▶

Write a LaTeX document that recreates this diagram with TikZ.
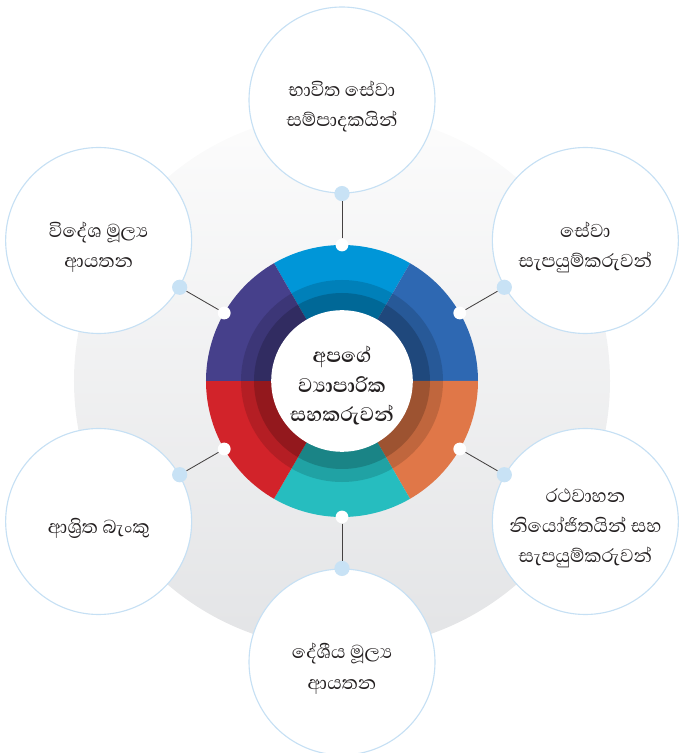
\documentclass[tikz,border=0pt]{standalone}
\usepackage{fontspec}
\newfontfamily\sinhala[Script=Sinhala]{Abhaya Libre}

\definecolor{segceleste}{HTML}{0096D8}
\definecolor{segazul}{HTML}{2E68B2}
\definecolor{segnaranja}{HTML}{E07748}
\definecolor{segturquesa}{HTML}{26BDBF}
\definecolor{segrojo}{HTML}{D2232A}
\definecolor{segmorado}{HTML}{46408B}
\definecolor{bordeazul}{HTML}{C6E0F4}
\definecolor{puntoceleste}{HTML}{C8E2F5}
\definecolor{fondoarriba}{HTML}{FCFCFC}
\definecolor{fondoabajo}{HTML}{E3E4E6}
\definecolor{tinta}{HTML}{231F20}

\begin{document}
\begin{tikzpicture}[
    socio/.style={circle, draw=bordeazul, line width=0.8pt, fill=white,
        minimum size=4.65cm, inner sep=0pt},
    textosocio/.style={align=center, text=tinta,
        font=\sinhala\fontsize{17}{21.5}\selectfont},
    puntoanillo/.style={circle, fill=white, minimum size=0.32cm, inner sep=0pt},
    puntoazul/.style={circle, fill=puntoceleste, minimum size=0.38cm, inner sep=0pt},
    conector/.style={draw=tinta!85, line width=0.6pt}
]

% ================================================================
%  Marco: 679 x 753 px, 1 px = 0.025 cm, origen en el centro del anillo
% ================================================================
\useasboundingbox (-8.55, -9.30) rectangle (8.425, 9.525);
\clip (-8.55, -9.30) rectangle (8.425, 9.525);

% Disco de fondo con degradado
\shade[top color=fondoarriba, bottom color=fondoabajo] (0, 0) circle (6.7);

% ================================================================
%  Circulos exteriores (socios), a 7.025 cm del centro
% ================================================================
\foreach \i/\ang in {1/90, 2/30, 3/-30, 4/-90, 5/-150, 6/150}{
    \node[socio] (s\i) at (\ang:7.025) {};
}

% Textos de cada socio (algo bajo el centro del circulo)
\node[textosocio] (t1) at ([yshift=-0.17cm]s1) {භාවිත සේවා\\සම්පාදකයින්};
\node[textosocio] (t2) at ([yshift=-0.17cm]s2) {සේවා\\සැපයුම්කරුවන්};
\node[textosocio] (t3) at ([yshift=-0.17cm]s3) {රථවාහන\\නියෝජිතයින් සහ\\සැපයුම්කරුවන්};
\node[textosocio] (t4) at ([yshift=-0.17cm]s4) {දේශීය මූල්^^^^200dය\\ආයතන};
\node[textosocio] (t5) at ([yshift=-0.17cm]s5) {ආශ්^^^^200dරිත බැංකු};
\node[textosocio] (t6) at ([yshift=-0.17cm]s6) {විදේශ මූල්^^^^200dය\\ආයතන};

% ================================================================
%  Anillo central — seis sectores de 60 grados, radio 3.4 cm
% ================================================================
\foreach \a/\col in {60/segceleste, 0/segazul, -60/segnaranja,
                     -120/segturquesa, 180/segrojo, 120/segmorado}{
    \fill[\col] (0, 0) -- (\a:3.4) arc[start angle=\a, end angle=\a+60, radius=3.4] -- cycle;
}

% Bandas oscuras interiores
\fill[black, opacity=0.14] (0, 0) circle (2.525);
\fill[black, opacity=0.18] (0, 0) circle (2.2);
\fill[white] (0, 0) circle (1.77);

% Titulo central
\node[font=\sinhala\bfseries\fontsize{18}{20.8}\selectfont, text=tinta, align=center]
    (centro) at (0, -0.12) {අපගේ\\ව්^^^^200dයාපාරික\\සහකරුවන්};

% ================================================================
%  Puntos y conectores
% ================================================================
\foreach \i/\ang in {1/90, 2/30, 3/-30, 4/-90, 5/-150, 6/150}{
    \pgfmathtruncatemacro\opuesto{\ang+180}
    \node[puntoanillo] (r\i) at (\ang:3.4) {};
    \node[puntoazul] (c\i) at (s\i.\opuesto) {};
    \draw[conector] (r\i) -- (c\i);
}

\end{tikzpicture}
\end{document}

◀

Every line above should be returned exactly; the pictures stay out.

Write a LaTeX document that recreates this diagram with TikZ.
\documentclass[tikz,border=0pt]{standalone}
\usepackage{fontspec}
\newfontfamily\sinhala[Script=Sinhala]{Abhaya Libre}

\definecolor{segceleste}{HTML}{0096D8}
\definecolor{segazul}{HTML}{2E68B2}
\definecolor{segnaranja}{HTML}{E07748}
\definecolor{segturquesa}{HTML}{26BDBF}
\definecolor{segrojo}{HTML}{D2232A}
\definecolor{segmorado}{HTML}{46408B}
\definecolor{bordeazul}{HTML}{C6E0F4}
\definecolor{puntoceleste}{HTML}{C8E2F5}
\definecolor{fondoarriba}{HTML}{FCFCFC}
\definecolor{fondoabajo}{HTML}{E3E4E6}
\definecolor{tinta}{HTML}{231F20}

\begin{document}
\begin{tikzpicture}[
    socio/.style={circle, draw=bordeazul, line width=0.8pt, fill=white,
        minimum size=4.65cm, inner sep=0pt},
    textosocio/.style={align=center, text=tinta,
        font=\sinhala\fontsize{17}{21.5}\selectfont},
    puntoanillo/.style={circle, fill=white, minimum size=0.32cm, inner sep=0pt},
    puntoazul/.style={circle, fill=puntoceleste, minimum size=0.38cm, inner sep=0pt},
    conector/.style={draw=tinta!85, line width=0.6pt}
]

% ================================================================
%  Marco: 679 x 753 px, 1 px = 0.025 cm, origen en el centro del anillo
% ================================================================
\useasboundingbox (-8.55, -9.30) rectangle (8.425, 9.525);
\clip (-8.55, -9.30) rectangle (8.425, 9.525);

% Disco de fondo con degradado
\shade[top color=fondoarriba, bottom color=fondoabajo] (0, 0) circle (6.7);

% ================================================================
%  Circulos exteriores (socios), a 7.025 cm del centro
% ================================================================
\foreach \i/\ang in {1/90, 2/30, 3/-30, 4/-90, 5/-150, 6/150}{
    \node[socio] (s\i) at (\ang:7.025) {};
}

% Textos de cada socio (algo bajo el centro del circulo)
\node[textosocio] (t1) at ([yshift=-0.17cm]s1) {භාවිත සේවා\\සම්පාදකයින්};
\node[textosocio] (t2) at ([yshift=-0.17cm]s2) {සේවා\\සැපයුම්කරුවන්};
\node[textosocio] (t3) at ([yshift=-0.17cm]s3) {රථවාහන\\නියෝජිතයින් සහ\\සැපයුම්කරුවන්};
\node[textosocio] (t4) at ([yshift=-0.17cm]s4) {දේශීය මූල්^^^^200dය\\ආයතන};
\node[textosocio] (t5) at ([yshift=-0.17cm]s5) {ආශ්^^^^200dරිත බැංකු};
\node[textosocio] (t6) at ([yshift=-0.17cm]s6) {විදේශ මූල්^^^^200dය\\ආයතන};

% ================================================================
%  Anillo central — seis sectores de 60 grados, radio 3.4 cm
% ================================================================
\foreach \a/\col in {60/segceleste, 0/segazul, -60/segnaranja,
                     -120/segturquesa, 180/segrojo, 120/segmorado}{
    \fill[\col] (0, 0) -- (\a:3.4) arc[start angle=\a, end angle=\a+60, radius=3.4] -- cycle;
}

% Bandas oscuras interiores
\fill[black, opacity=0.14] (0, 0) circle (2.525);
\fill[black, opacity=0.18] (0, 0) circle (2.2);
\fill[white] (0, 0) circle (1.77);

% Titulo central
\node[font=\sinhala\bfseries\fontsize{18}{20.8}\selectfont, text=tinta, align=center]
    (centro) at (0, -0.12) {අපගේ\\ව්^^^^200dයාපාරික\\සහකරුවන්};

% ================================================================
%  Puntos y conectores
% ================================================================
\foreach \i/\ang in {1/90, 2/30, 3/-30, 4/-90, 5/-150, 6/150}{
    \pgfmathtruncatemacro\opuesto{\ang+180}
    \node[puntoanillo] (r\i) at (\ang:3.4) {};
    \node[puntoazul] (c\i) at (s\i.\opuesto) {};
    \draw[conector] (r\i) -- (c\i);
}

\end{tikzpicture}
\end{document}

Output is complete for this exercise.